Dane Best, age 9, ended the ban on snowball fights in his hometown of Severance, Colorado last week. After discovering the 100 year old law during a field trip to town hall, the young activist went to work, lobbying successfully to have a law banning snow balls repealed.

Best told the town board that if he was victorious, his first act would be to lob a snowball at his four year-old brother.

I like this kid.

I also like it when the world gets slightly more dangerous for children.

When I was a kid, we routinely threw snowballs at each other at recess. We brought sleds and saucers to school and raced down hills at dangerous speeds. We played street hockey with wooden sticks and hardened pucks. Played dodgeball against a brick wall with a racquetball. Leapt off enormous snowbanks into piles of snow.

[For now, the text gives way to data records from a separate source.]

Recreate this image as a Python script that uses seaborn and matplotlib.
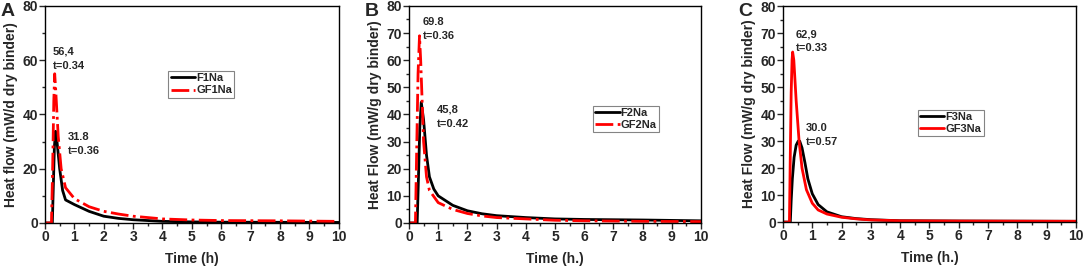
import pandas as pd
import matplotlib
matplotlib.use('Agg')
import matplotlib.pyplot as plt
from matplotlib.ticker import MultipleLocator
import seaborn as sns

# Values (time in h, heat flow in mW/g dry binder)
t_f1 = [0, 0.25, 0.28, 0.32, 0.36, 0.40, 0.50, 0.60, 0.70, 1.0, 1.5, 2.0, 2.5, 3.0, 4.0, 5.0, 6.0, 8.0, 10.0]
hf_f1 = [0, 0, 12, 28, 33.8, 31, 20, 12, 8.5, 6.8, 4.3, 2.5, 1.7, 1.2, 0.6, 0.4, 0.3, 0.25, 0.2]
t_gf1 = [0, 0.22, 0.26, 0.30, 0.33, 0.36, 0.45, 0.55, 0.70, 1.0, 1.5, 2.0, 2.5, 3.0, 4.0, 5.0, 6.0, 8.0, 10.0]
hf_gf1 = [0, 0, 20, 45, 55, 50, 32, 20, 13, 9, 6, 4.3, 3.3, 2.5, 1.5, 1.1, 0.9, 0.8, 0.6]

t_f2 = [0, 0.28, 0.32, 0.37, 0.42, 0.50, 0.60, 0.70, 0.85, 1.0, 1.5, 2.0, 2.5, 3.0, 4.0, 5.0, 6.0, 8.0, 10.0]
hf_f2 = [0, 0, 15, 35, 44.5, 38, 25, 17, 12.5, 10, 6.5, 4.5, 3.4, 2.7, 2.0, 1.5, 1.3, 1.1, 0.8]
t_gf2 = [0, 0.22, 0.26, 0.31, 0.36, 0.40, 0.50, 0.60, 0.70, 1.0, 1.5, 2.0, 2.5, 3.0, 4.0, 5.0, 6.0, 8.0, 10.0]
hf_gf2 = [0, 0, 25, 55, 69, 60, 30, 17, 12, 7.5, 5, 3.5, 2.6, 2.0, 1.5, 1.0, 0.8, 0.6, 0.5]

t_f3 = [0, 0.25, 0.28, 0.32, 0.38, 0.45, 0.52, 0.57, 0.65, 0.75, 0.85, 1.0, 1.2, 1.5, 2.0, 2.5, 3.0, 4.0, 6.0, 10.0]
hf_f3 = [0, 0, 8, 16, 24, 28.5, 30, 30, 27.5, 22, 16, 10.5, 6.5, 3.8, 2.0, 1.3, 0.9, 0.5, 0.4, 0.3]
t_gf3 = [0, 0.22, 0.25, 0.28, 0.31, 0.33, 0.37, 0.45, 0.55, 0.65, 0.80, 1.0, 1.2, 1.5, 2.0, 2.5, 3.0, 4.0, 6.0, 10.0]
hf_gf3 = [0, 0, 25, 48, 60, 63, 60, 45, 30, 20, 12, 7, 4.5, 3.0, 1.8, 1.2, 0.8, 0.5, 0.4, 0.3]

panels = [
    dict(letter='A', ylabel='Heat flow (mW/d dry binder)', xlabel='Time (h)', ymaj=20,
         series=[('F1Na', t_f1, hf_f1, 'black', '-'), ('GF1Na', t_gf1, hf_gf1, 'red', '-.')],
         notes=[(0.27, 65, '56,4\nt=0.34'), (0.78, 33.5, '31.8\nt=0.36')],
         legend=(0.42, 0.70), pos=[0.0415, 0.1617, 0.271, 0.816]),
    dict(letter='B', ylabel='Heat Flow (mW/g dry binder)', xlabel='Time (h.)', ymaj=10,
         series=[('F2Na', t_f2, hf_f2, 'black', '-'), ('GF2Na', t_gf2, hf_gf2, 'red', '-.')],
         notes=[(0.48, 76, '69.8\nt=0.36'), (0.96, 43.5, '45,8\nt=0.42')],
         legend=(0.63, 0.54), pos=[0.3773, 0.1617, 0.2694, 0.816]),
    dict(letter='C', ylabel='Heat Flow (mW/g dry binder)', xlabel='Time (h.)', ymaj=10,
         series=[('F3Na', t_f3, hf_f3, 'black', '-'), ('GF3Na', t_gf3, hf_gf3, 'red', '-')],
         notes=[(0.44, 71.5, '62,9\nt=0.33'), (0.78, 36.7, '30.0\nt=0.57')],
         legend=(0.46, 0.52), pos=[0.7223, 0.165, 0.2703, 0.812]),
]

sns.set_style('ticks')
plt.rcParams['font.family'] = ['Liberation Sans', 'DejaVu Sans']
plt.rcParams['font.weight'] = 'bold'

fig = plt.figure(figsize=(10.84, 2.66), dpi=100)

for p in panels:
    ax = fig.add_axes(p['pos'])
    for name, t, hf, color, ls in p['series']:
        df = pd.DataFrame({'Time': t, 'Heat flow': hf})
        sns.lineplot(x='Time', y='Heat flow', data=df, ax=ax, color=color,
                     linestyle=ls, linewidth=2, label=name)
    ax.set_xlim(0, 10)
    ax.set_ylim(0, 80)
    ax.xaxis.set_major_locator(MultipleLocator(1))
    ax.xaxis.set_minor_locator(MultipleLocator(0.5))
    ax.yaxis.set_major_locator(MultipleLocator(p['ymaj']))
    ax.yaxis.set_minor_locator(MultipleLocator(p['ymaj'] / 2))
    ax.tick_params(which='major', length=4, width=1, labelsize=10, pad=1)
    ax.tick_params(which='minor', length=2, width=1)
    for lab in ax.get_xticklabels() + ax.get_yticklabels():
        lab.set_fontweight('bold')
    for s in ax.spines.values():
        s.set_visible(True)
        s.set_linewidth(1)
        s.set_color('black')
    ax.set_xlabel(p['xlabel'], fontsize=10, fontweight='bold', labelpad=6)
    ax.set_ylabel(p['ylabel'], fontsize=10, fontweight='bold', labelpad=3)
    for x, y, txt in p['notes']:
        ax.text(x, y, txt, fontsize=8, fontweight='bold', va='top', ha='left', linespacing=1.5)
    leg = ax.legend(loc='upper left', bbox_to_anchor=p['legend'], fontsize=8,
                    prop={'weight': 'bold', 'size': 8}, frameon=True, fancybox=False,
                    handlelength=2.2, borderpad=0.2, labelspacing=0.2, handletextpad=0.1,
                    borderaxespad=0)
    leg.get_frame().set_edgecolor('0.4')
    leg.get_frame().set_linewidth(0.8)
    fig.text(p['pos'][0] - 0.041, 0.99, p['letter'], fontsize=14, fontweight='bold',
             va='top', ha='left')

fig.savefig('out.png', dpi=100)
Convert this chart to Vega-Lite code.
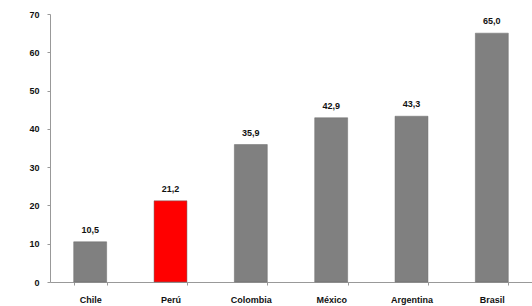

It was wonderful way to grow up.

Not all that long ago, my students and I would carve out chutes in the snowbanks at my school to increase their speed as I flung them down the backside of those hills towards the forest. Grabbing them by the hands, I would catapult them with all my might down those chutes as they screamed in delight.

It was such fun. Joyous, even. Kids slid and tumbled and giggled. Cheeks turned red. Pants got soaked. Snow ended up stuffed in their socks and ears.

Eventually the snowbanks were deemed too dangerous to climb, even though I cannot recall a single serious injury occurring while playing on these snowbanks.

The possibility of injury was more than enough to end the fun.

A few weeks ago, my own children asked me if they could play outside. “Yes!” I shouted. “Go find some trouble!”

The kids ran outside, completely and gloriously unsupervised. A few minutes later, my neighbor knocked on my door. He wanted me to know that he was doing some yard work and would keep an eye on my kids.

“No!” I said. “Don’t watch them. I want them to find some trouble. I want a hungry bear to wander into the yard or truck filled with dangerous chemicals to overturn beside them. I want them to face something hard and scary and fun.”

Thank goodness for kids like Dane Best, who are fighting for the right to be pummeled by snowballs on a crisp, winter day.